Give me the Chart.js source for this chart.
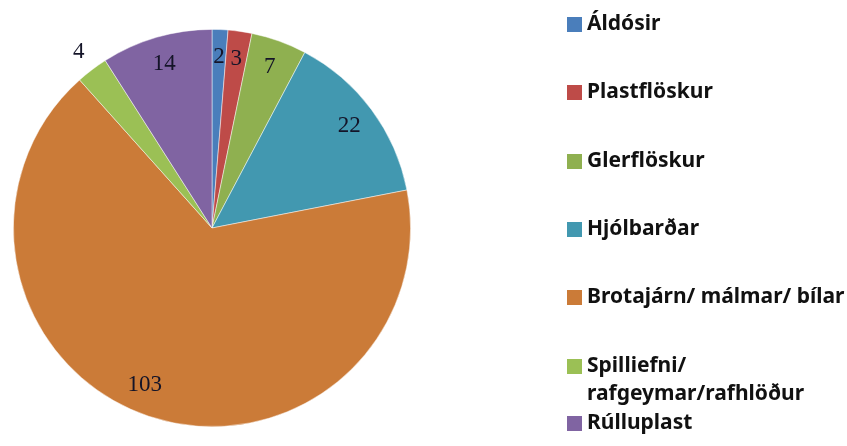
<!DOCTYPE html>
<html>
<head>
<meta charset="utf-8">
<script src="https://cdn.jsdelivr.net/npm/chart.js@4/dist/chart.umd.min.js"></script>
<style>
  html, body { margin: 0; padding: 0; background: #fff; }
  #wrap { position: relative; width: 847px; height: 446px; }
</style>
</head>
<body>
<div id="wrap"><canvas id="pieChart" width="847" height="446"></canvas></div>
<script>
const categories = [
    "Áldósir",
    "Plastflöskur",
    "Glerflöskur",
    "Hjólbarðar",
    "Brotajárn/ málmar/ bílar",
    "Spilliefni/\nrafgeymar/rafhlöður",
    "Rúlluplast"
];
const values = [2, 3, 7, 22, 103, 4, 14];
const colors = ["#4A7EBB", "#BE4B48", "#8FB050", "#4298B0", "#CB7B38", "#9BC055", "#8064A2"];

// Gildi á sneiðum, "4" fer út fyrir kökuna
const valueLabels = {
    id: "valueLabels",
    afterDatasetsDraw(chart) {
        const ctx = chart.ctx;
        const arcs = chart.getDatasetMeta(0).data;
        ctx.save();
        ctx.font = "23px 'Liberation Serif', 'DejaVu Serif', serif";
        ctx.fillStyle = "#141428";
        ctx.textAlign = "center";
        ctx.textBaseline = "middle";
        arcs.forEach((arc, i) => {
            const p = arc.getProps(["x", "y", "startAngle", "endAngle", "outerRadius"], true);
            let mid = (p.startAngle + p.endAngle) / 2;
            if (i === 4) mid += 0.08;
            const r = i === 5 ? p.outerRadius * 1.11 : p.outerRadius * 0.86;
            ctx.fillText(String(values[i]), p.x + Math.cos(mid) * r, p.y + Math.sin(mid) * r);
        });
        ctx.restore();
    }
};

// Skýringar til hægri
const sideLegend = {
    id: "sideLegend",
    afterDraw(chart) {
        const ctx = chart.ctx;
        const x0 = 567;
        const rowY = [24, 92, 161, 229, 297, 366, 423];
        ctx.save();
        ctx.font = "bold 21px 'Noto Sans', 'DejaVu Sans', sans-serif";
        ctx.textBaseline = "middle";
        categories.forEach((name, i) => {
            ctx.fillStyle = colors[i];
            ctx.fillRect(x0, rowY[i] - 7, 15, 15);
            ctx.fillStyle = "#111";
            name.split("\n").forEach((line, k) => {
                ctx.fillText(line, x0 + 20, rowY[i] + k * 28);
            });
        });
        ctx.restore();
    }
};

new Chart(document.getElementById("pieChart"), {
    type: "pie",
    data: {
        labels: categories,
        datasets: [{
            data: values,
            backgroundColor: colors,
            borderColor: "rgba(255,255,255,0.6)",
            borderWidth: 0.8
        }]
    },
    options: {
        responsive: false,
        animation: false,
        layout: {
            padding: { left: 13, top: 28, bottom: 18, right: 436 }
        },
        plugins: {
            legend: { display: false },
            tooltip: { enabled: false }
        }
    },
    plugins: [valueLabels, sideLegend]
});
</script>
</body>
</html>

## Problem to work on
Give back the whole listing as it stands, minus its pictures.

## The completed task
Give me the Chart.js source for this chart.
<!DOCTYPE html>
<html>
<head>
<meta charset="utf-8">
<script src="https://cdn.jsdelivr.net/npm/chart.js@4/dist/chart.umd.min.js"></script>
<style>
  html, body { margin: 0; padding: 0; background: #fff; }
  #wrap { position: relative; width: 847px; height: 446px; }
</style>
</head>
<body>
<div id="wrap"><canvas id="pieChart" width="847" height="446"></canvas></div>
<script>
const categories = [
    "Áldósir",
    "Plastflöskur",
    "Glerflöskur",
    "Hjólbarðar",
    "Brotajárn/ málmar/ bílar",
    "Spilliefni/\nrafgeymar/rafhlöður",
    "Rúlluplast"
];
const values = [2, 3, 7, 22, 103, 4, 14];
const colors = ["#4A7EBB", "#BE4B48", "#8FB050", "#4298B0", "#CB7B38", "#9BC055", "#8064A2"];

// Gildi á sneiðum, "4" fer út fyrir kökuna
const valueLabels = {
    id: "valueLabels",
    afterDatasetsDraw(chart) {
        const ctx = chart.ctx;
        const arcs = chart.getDatasetMeta(0).data;
        ctx.save();
        ctx.font = "23px 'Liberation Serif', 'DejaVu Serif', serif";
        ctx.fillStyle = "#141428";
        ctx.textAlign = "center";
        ctx.textBaseline = "middle";
        arcs.forEach((arc, i) => {
            const p = arc.getProps(["x", "y", "startAngle", "endAngle", "outerRadius"], true);
            let mid = (p.startAngle + p.endAngle) / 2;
            if (i === 4) mid += 0.08;
            const r = i === 5 ? p.outerRadius * 1.11 : p.outerRadius * 0.86;
            ctx.fillText(String(values[i]), p.x + Math.cos(mid) * r, p.y + Math.sin(mid) * r);
        });
        ctx.restore();
    }
};

// Skýringar til hægri
const sideLegend = {
    id: "sideLegend",
    afterDraw(chart) {
        const ctx = chart.ctx;
        const x0 = 567;
        const rowY = [24, 92, 161, 229, 297, 366, 423];
        ctx.save();
        ctx.font = "bold 21px 'Noto Sans', 'DejaVu Sans', sans-serif";
        ctx.textBaseline = "middle";
        categories.forEach((name, i) => {
            ctx.fillStyle = colors[i];
            ctx.fillRect(x0, rowY[i] - 7, 15, 15);
            ctx.fillStyle = "#111";
            name.split("\n").forEach((line, k) => {
                ctx.fillText(line, x0 + 20, rowY[i] + k * 28);
            });
        });
        ctx.restore();
    }
};

new Chart(document.getElementById("pieChart"), {
    type: "pie",
    data: {
        labels: categories,
        datasets: [{
            data: values,
            backgroundColor: colors,
            borderColor: "rgba(255,255,255,0.6)",
            borderWidth: 0.8
        }]
    },
    options: {
        responsive: false,
        animation: false,
        layout: {
            padding: { left: 13, top: 28, bottom: 18, right: 436 }
        },
        plugins: {
            legend: { display: false },
            tooltip: { enabled: false }
        }
    },
    plugins: [valueLabels, sideLegend]
});
</script>
</body>
</html>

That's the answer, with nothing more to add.